Его основной специальностью были германские языки, кроме того, он посещал лекции по санскриту и кельтскому языку, а также семинар по тибетологии. В 1931 г. он досрочно завершил курс обучения и стал преподавать немецкий язык в университете и шведский язык в Высшем военно-морском училище имени М.В. Фрунзе, для курсантов которого подготовил к изданию учебник шведского языка.

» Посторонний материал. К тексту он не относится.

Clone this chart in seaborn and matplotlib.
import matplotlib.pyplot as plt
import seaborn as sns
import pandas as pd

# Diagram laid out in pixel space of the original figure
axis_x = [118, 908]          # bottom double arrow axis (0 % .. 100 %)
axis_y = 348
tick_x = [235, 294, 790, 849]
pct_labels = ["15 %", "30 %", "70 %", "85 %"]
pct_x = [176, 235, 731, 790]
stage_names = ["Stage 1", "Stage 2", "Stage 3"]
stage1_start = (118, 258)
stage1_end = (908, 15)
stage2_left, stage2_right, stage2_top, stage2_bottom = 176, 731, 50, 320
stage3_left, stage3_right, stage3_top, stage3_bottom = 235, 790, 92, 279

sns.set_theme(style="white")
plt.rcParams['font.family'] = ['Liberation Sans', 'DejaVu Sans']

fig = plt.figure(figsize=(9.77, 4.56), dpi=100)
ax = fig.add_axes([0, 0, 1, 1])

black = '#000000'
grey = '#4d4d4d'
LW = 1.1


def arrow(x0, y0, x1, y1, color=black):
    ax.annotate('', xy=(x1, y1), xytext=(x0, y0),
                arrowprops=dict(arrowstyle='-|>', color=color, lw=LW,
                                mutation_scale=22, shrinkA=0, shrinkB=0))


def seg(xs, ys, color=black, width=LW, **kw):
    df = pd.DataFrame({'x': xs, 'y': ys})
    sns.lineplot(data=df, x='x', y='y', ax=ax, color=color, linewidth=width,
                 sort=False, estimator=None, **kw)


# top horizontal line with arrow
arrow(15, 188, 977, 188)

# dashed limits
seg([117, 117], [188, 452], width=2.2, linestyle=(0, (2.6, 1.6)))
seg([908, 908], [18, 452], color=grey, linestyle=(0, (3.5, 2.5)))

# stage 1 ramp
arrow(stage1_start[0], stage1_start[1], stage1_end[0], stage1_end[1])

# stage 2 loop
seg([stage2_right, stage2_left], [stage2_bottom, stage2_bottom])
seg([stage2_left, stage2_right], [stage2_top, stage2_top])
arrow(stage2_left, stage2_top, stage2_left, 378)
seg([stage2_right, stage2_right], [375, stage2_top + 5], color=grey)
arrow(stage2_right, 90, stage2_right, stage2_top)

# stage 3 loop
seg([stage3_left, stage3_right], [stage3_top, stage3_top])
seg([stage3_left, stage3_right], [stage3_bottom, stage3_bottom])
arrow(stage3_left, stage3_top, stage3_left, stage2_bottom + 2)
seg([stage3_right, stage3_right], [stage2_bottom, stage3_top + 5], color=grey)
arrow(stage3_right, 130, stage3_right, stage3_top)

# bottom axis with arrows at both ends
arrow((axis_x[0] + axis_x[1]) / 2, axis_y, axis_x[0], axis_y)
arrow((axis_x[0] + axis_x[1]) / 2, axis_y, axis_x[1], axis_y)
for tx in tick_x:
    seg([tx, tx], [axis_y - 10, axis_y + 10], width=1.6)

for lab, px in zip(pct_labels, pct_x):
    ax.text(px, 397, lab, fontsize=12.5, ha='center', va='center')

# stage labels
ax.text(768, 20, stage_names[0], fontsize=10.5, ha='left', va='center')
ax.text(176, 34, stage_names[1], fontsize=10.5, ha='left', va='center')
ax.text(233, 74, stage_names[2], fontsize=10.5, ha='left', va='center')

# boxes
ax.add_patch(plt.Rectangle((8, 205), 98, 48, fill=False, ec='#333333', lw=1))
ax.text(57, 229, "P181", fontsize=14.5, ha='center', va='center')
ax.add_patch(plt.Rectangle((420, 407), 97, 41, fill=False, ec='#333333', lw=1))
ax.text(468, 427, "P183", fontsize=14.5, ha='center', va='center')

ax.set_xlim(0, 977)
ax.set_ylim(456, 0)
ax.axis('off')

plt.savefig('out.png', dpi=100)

В 1933 г. Сергей был арестован по доносу за групповое чтение немецкой поэзии. Он обвинялся в том, что являлся членом руководящего ядра  фашистской организации, вёл контрреволюционную пропагандистскую и вербовочную деятельность и активно участвовал в работе фашистских ячеек. Постановлением Тройки ОГПУ от 14 апреля 1933 г. он был приговорён к заключению в концлагерь сроком на 10 лет с заменой высылкой в Красноярский край. Там он работал заготовителем сельхозпродуктов и счетоводом. После окончания срока ссылки в 1943 г. он переехал в Ачинск, где стал преподавать английский, немецкий и французский языки в педагогическом училище, а также латинский язык и общую гигиену в фельдшерской школе.

Впоследствии, вспоминания о своей сибирской ссылке, Сергей Владимирович  говорил, о том, что эти 17 лет пошли ему на пользу, поскольку он излечился от туберкулеза и приобрел закалку от простуды. А если бы в 1933 г. он не был арестован, то мог бы разделить участь своих однокурсников, которые в 1934 г. совершили учебную поездку в Швецию и по возвращению были расстреляны, или младшего брата, расстрелянного в 1937 г.

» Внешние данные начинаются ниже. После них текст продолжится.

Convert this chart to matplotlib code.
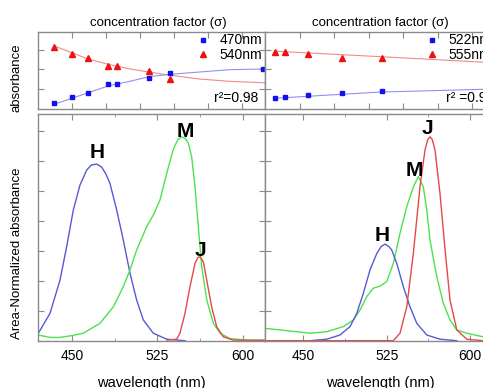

В 1951 г. Петров уехал из Сибири, но поскольку его реабилитировали только в 1959 г., в Ленинград он вернуться не мог и стал работать учителем немецкого языка в средней школе на станции Спирово Октябрьской железной дороги. В 1954 г. с женой Еленой Ивановной Будаевой, с которой познакомился в Ачинске, и сыном Азарием он переехал в Новгород, где ему дали жилье и работу в местном пединституте.

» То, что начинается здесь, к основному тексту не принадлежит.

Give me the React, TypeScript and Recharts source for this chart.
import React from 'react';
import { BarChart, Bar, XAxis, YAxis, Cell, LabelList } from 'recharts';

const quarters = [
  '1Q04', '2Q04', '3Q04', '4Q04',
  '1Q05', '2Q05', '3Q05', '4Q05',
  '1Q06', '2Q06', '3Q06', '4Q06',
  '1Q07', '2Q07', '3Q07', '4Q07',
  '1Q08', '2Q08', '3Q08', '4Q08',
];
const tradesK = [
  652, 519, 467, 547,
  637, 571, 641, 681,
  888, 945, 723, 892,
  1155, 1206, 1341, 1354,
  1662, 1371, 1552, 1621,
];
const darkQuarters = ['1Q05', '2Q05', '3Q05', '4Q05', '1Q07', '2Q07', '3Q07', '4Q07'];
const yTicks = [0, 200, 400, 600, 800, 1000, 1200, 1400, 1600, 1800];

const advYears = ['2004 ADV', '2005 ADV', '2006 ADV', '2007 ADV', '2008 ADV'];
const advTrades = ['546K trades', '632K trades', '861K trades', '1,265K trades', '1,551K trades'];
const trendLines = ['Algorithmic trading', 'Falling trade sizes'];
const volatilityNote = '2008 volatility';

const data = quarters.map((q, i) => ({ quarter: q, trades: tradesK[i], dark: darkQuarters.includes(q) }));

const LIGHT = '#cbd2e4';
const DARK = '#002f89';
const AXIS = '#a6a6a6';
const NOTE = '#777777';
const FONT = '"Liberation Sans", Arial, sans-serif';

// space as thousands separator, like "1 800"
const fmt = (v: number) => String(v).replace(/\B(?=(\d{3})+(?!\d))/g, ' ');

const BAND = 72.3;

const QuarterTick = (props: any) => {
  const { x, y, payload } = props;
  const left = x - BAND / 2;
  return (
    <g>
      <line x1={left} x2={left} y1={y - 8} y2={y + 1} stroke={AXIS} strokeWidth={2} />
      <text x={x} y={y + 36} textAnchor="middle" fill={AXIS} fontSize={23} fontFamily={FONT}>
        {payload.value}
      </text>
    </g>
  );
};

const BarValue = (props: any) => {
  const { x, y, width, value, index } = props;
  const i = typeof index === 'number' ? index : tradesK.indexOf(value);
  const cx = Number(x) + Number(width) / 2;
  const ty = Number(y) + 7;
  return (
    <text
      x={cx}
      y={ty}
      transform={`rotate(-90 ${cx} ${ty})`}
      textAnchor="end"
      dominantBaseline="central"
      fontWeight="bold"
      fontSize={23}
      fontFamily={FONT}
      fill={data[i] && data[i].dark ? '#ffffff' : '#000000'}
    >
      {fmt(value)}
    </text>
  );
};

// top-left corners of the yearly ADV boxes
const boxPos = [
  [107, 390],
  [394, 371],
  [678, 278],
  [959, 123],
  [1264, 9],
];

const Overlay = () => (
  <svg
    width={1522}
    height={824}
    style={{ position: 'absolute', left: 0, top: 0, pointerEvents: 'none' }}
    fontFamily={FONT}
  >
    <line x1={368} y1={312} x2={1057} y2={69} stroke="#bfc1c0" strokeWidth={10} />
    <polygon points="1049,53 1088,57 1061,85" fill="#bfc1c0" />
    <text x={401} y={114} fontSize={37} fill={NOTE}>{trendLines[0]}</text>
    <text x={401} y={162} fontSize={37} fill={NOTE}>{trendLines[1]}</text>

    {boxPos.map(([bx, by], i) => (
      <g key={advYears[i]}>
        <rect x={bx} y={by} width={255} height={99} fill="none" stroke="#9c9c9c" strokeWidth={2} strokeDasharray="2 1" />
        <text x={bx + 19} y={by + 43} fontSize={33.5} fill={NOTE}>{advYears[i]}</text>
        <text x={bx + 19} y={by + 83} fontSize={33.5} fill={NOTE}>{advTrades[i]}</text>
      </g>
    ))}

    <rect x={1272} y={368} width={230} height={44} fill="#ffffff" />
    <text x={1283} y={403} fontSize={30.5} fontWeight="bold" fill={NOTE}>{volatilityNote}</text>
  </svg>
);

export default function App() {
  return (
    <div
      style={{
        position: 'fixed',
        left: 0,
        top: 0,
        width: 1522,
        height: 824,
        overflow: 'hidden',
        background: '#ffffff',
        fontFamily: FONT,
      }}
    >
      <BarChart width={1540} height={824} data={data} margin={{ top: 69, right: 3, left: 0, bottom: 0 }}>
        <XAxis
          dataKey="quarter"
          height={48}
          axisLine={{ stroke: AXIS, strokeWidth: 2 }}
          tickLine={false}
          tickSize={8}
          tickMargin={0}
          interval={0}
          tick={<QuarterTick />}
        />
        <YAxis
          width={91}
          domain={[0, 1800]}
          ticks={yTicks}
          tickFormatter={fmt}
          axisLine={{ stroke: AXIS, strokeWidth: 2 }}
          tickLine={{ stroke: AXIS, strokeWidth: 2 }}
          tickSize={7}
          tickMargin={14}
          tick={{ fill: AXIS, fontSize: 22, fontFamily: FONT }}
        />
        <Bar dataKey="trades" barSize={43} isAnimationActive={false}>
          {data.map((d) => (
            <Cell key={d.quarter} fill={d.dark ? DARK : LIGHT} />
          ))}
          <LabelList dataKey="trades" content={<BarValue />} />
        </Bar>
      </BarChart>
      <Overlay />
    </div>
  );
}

О жизни Сергея Владимировича в Новгороде известно очень мало. Его личное дело № 12-380 в архиве пединститута не сохранилось. Биографический справочник «Преподаватели Новгородского государственного педагогического института» сообщает только то, что он работал преподавателем кафедры русского языка и литературы и ассистентом кафедры немецкого языка, а также, что в 1956 г. он сдал кандидатский минимум по специальности «германская филология» в ЛГУ.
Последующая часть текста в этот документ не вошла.